Le juge Royce Lamberth, nommé par le président Ronald Reagan il y a 37 ans, a dénoncé lors d’une sentence le fait que des élus républicains ont présenté les actes criminels du 6-Janvier comme légitimes. Il s’est dit choqué de voir des élus tenter de récrire l’histoire et présenter l’insurrection du 6-Janvier comme une sorte de débordement sans conséquence.

Il va de soi que cette minimisation d’actes criminels graves a sapé la confiance du public envers les procureurs, les juges et toute l’administration de la justice. Surtout quand Donald Trump parle de « prisonniers politiques », alors que tous ont eu droit à un procès en bonne et due forme – si l’on exclut l’utilisation excessive de la loi Enron.
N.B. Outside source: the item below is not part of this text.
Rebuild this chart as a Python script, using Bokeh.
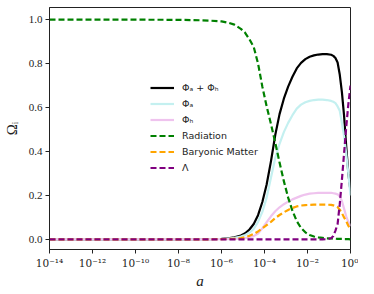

Le niveau de menaces a atteint des sommets, encouragé par l’atmosphère de banalisation de ces évènements.

Et bien entendu, le fait de voir des élus républicains se présenter au procès criminel de Donald Trump a permis à plusieurs de répéter que l’affaire était politique et que le juge lui-même n’était pas impartial.

Un autre juge nommé par Reagan, puis renommé par George W. Bush, Reggie Walton, a dénoncé le ton des attaques de Trump envers le juge Juan Merchan, et les risques de violence qui pourraient en découler.

Cette exceptionnelle sortie publique est seulement l’écho de l’inquiétude généralisée des juges américains devant les attaques contre l’indépendance judiciaire et les manœuvres politiques concertées contre la crédibilité du système.

Les juges tant conservateurs que progressistes ont beau avoir rejeté en bloc les allégations de fraude électorale en 2020, le mensonge est encore répété, répété, comme si ça n’avait aucune valeur.

Le moral judiciaire est vraiment au plus bas dans la magistrature américaine.